10 Easy Ways to Read Faster When You Study
If your author is good author, he or she will begin each paragraph with a key statement that tells you what that paragraph is about. By reading only the first sentence, you can determine if the paragraph has information you need to know.
The last sentence in a paragraph should also contain clues for you about the importance of the material covered. A last sentence often serves two functions — it wraps up the thought expressed and provides a connection to the next paragraph.
When you've skimmed first and last sentences and determined the paragraph is worth reading, you still don't need to read every word. Move your eyes quickly over each line and look for phrases and key words. Your mind will automatically fill in the words between.
Look for key points while you're reading for phrases. You're probably already aware of the key words in the subject you're studying. They'll pop out at you. Spend a little more time with the material around those key points.
I know you were taught not to write in your books, and some books should be kept pristine, but a textbook is for studying. Mark key thoughts in the margins. If it makes you feel better, use a pencil. Even better, buy a packet of those little stickie tabs and slap one on the page with a short note.

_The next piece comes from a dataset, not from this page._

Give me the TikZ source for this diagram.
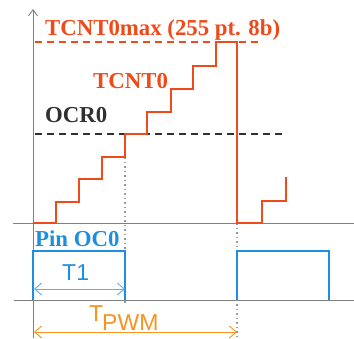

Use all the tools the author provides — lists, bullets, sidebars, anything extra in the margins. Authors usually pull out key points for special treatment. They're clues to important information. Use them all. Besides, lists are usually easier to remember.
Take notes for writing your own practice tests. When you read something you know will show up on a test, write it down in the form of a question. Note the page number beside it so you can check your answers if necessary.
Reading with good posture helps you read longer and stay awake longer. If you're slumped over, your body is working extra hard to breathe and do all the other automatic things it doesn't ask your help with. Give your body a break. Sit in a healthy way and you'll last a lot longer.
Reading fast takes practice, practice, practice. Try it when you've got nothing on the line, when you're not pressured with a deadline. Practice when you're reading the newspaper. Like music lessons or learning a new language, practice makes all the difference.